Further, contrary to the majority's claim, my interpretation of the harmonious nature of the URAA and MCL 600.2102 does not "clearly diminish the requirements of MCL 600.2102." Although it is apparent that the simple method of authentication permitted by the URAA likely makes obsolete the certification method provided by MCL 600.2102, it is still an alternative method of verifying the authenticity of notarial acts. We may not question the wisdom of a statute or inquire as to the methods of the Legislature. See Smith v Cliffs on the Bay Condominium Ass'n, 463 Mich 420, 430; 617 NW2d 536 (2000); McDonald Pontiac-Cadillac-GMC, Inc v Saginaw Co Prosecutor, 150 Mich App 52, 55; 388 NW2d 301 (1986). It may well be that advances in technology, particularly communications and information technology, led to this development of law.

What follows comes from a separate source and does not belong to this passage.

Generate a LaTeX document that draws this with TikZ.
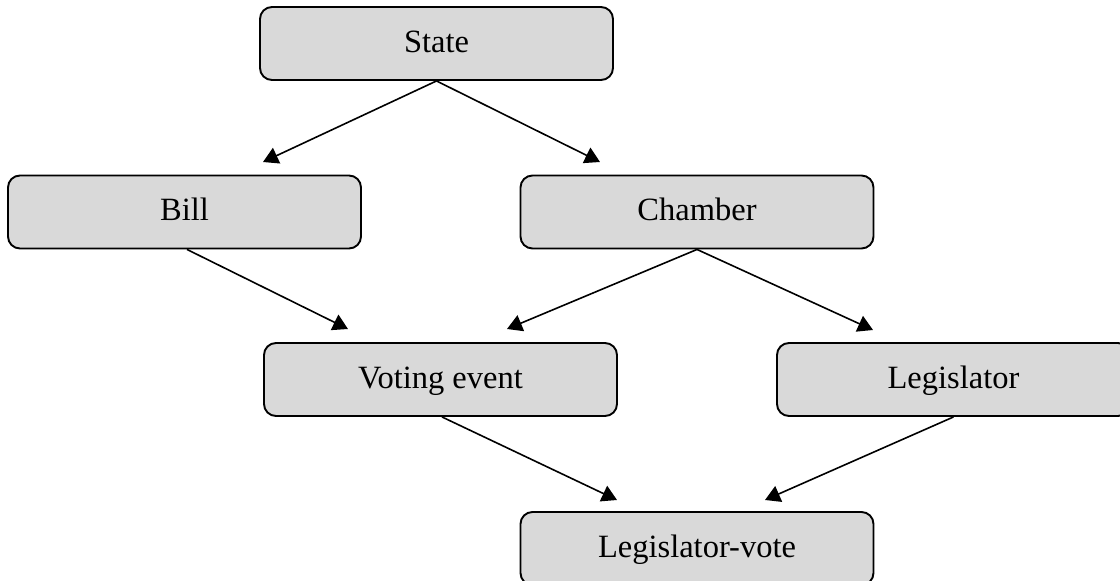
\documentclass[tikz,border=0pt]{standalone}
\usepackage{fontspec}
\setmainfont{Liberation Serif}
\usetikzlibrary{arrows.meta}
\definecolor{boxfill}{HTML}{D9D9D9}
\tikzset{
  entity/.style={draw=black, line width=1.9pt, fill=boxfill, rounded corners=12pt,
    minimum width=353pt, minimum height=73pt, inner sep=0pt,
    font=\fontsize{32.5}{37}\selectfont, text height=21pt, text depth=4pt},
  link/.style={line width=1.6pt, -{Triangle[width=17pt,length=15pt]}}
}
\begin{document}
\begin{tikzpicture}[x=1pt,y=-1pt]
\useasboundingbox (0,0) rectangle (1120,581);
\clip (0,0) rectangle (1120,581);
\node[entity] (state) at (436.5,43.5) {State};
\node[entity] (bill) at (184.5,212) {Bill};
\node[entity] (chamber) at (697,212) {Chamber};
\node[entity] (voting) at (440.5,379.5) {Voting event};
\node[entity] (legis) at (953.5,379.5) {Legislator};
\node[entity] (lvote) at (697,548.5) {Legislator-vote};
\coordinate (t1) at (263,162);
\coordinate (t2) at (600,162);
\coordinate (t3) at (348,329);
\coordinate (t4) at (507,329);
\coordinate (t5) at (873,330);
\coordinate (t6) at (617,500);
\coordinate (t7) at (765,500);
\draw[link] (state.south) -- (t1);
\draw[link] (state.south) -- (t2);
\draw[link] ([xshift=2.5pt]bill.south) -- (t3);
\draw[link] (chamber.south) -- (t4);
\draw[link] (chamber.south) -- (t5);
\draw[link] ([xshift=1.5pt]voting.south) -- (t6);
\draw[link] (legis.south) -- (t7);
\end{tikzpicture}
\end{document}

In any event, our goal is simply to ascertain and give effect to the intent of the Legislature. Gladych v New Family Homes, Inc, 468 Mich 594, 597; 664 NW2d 705 (2003). Consistent with that directive, and cognizant of our duty to attempt to reconcile statutes so as to avoid conflict, I must conclude that the URAA, particularly MCL 565.263, and MCL 600.2102 are alternative and viable means of proving notarial acts. See People v Webb, 458 Mich 265, 274; 580 NW2d 884 (1998).


Accordingly, on reconsideration I conclude that the affidavit of merit filed in this matter was sufficient and effective on its face. Therefore, I would reverse the trial court's dismissal of this action on the ground that the affidavit of merit was a nullity and remand the matter back to the trial court for continued proceedings.